I’ve seen that transition happen in a pediatric surgeon whom I’ll call Jonathan. Jonathan started attending Sunday worship at our congregation a couple of years ago. A man with a brilliant and probing mind, he was impatient with clergy bromides or pat theological answers. A voracious reader, Jonathan explored topics well beyond his vocational focus.
Jonathan needed more than a typical new member orientation and a handshake of welcome. He’d been baptized as a child but was intellectually and theologically restless in congregational life. Jonathan signed up for our adult catechumenal ministry, an eight-month process based on the rhythms of the church year. The ministry hearkens back to the early church, when adults preparing for baptism were expected to complete three years of preparation and study prior to being received into the church by water and Spirit at the Great Vigil of Easter.
The catechumenate consists of four stages: inquiry, welcome, deeper formation, and gift discernment. No question is off-limits. Participants are required to write a spiritual autobiography (discussed at length with other group members) and to experiment with a variety of spiritual disciplines. On Pentecost, the group members stand in front of the congregation and talk about where God is calling them into ministry. Jonathan felt called to begin a monthly lecture-discussion series at the church, one that included a fascinating array of specialists as speakers. Today the initiative is thriving, and Jonathan’s enthusiasm for Jesus is contagious.

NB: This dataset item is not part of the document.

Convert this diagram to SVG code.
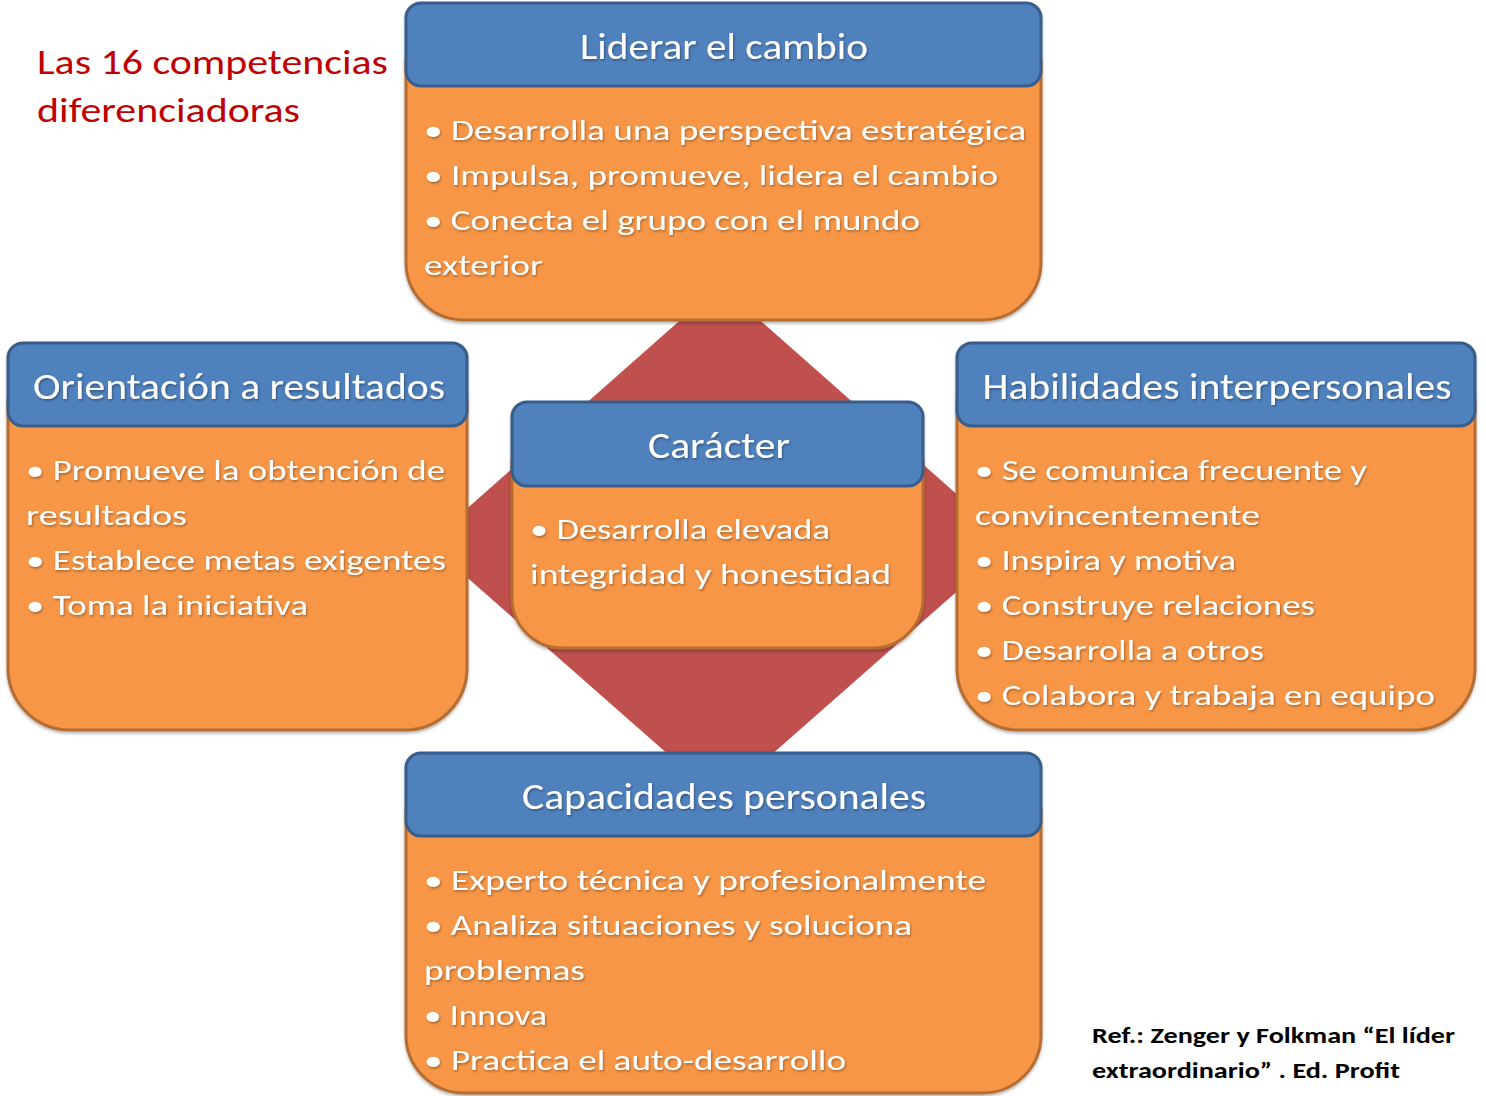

We hear from Nicodemus two more times. When the Pharisees become increasingly agitated about Jesus, Nicodemus stands up and defends Jesus publicly. “You can’t judge this man without giving him a fair trial,” he says. This doesn’t go over well. Later, after Jesus has died, Nicodemus comes forward with a hundred pounds of spices, anoints and wraps Jesus’ body, and helps place it in a tomb—a risky, edgy gesture.
By the end of John’s Gospel, Nicodemus has come a long way from that first evening encounter with Jesus. In fact, by the end of the Gospel he’s fully out of the closet as a disciple.
I wonder if Nicodemus would have found this bravery and poise in his faith if Jesus had talked about the weather or handed him an evangelism tract—anything to avoid bringing up the radical transformation into becoming a follower of Jesus.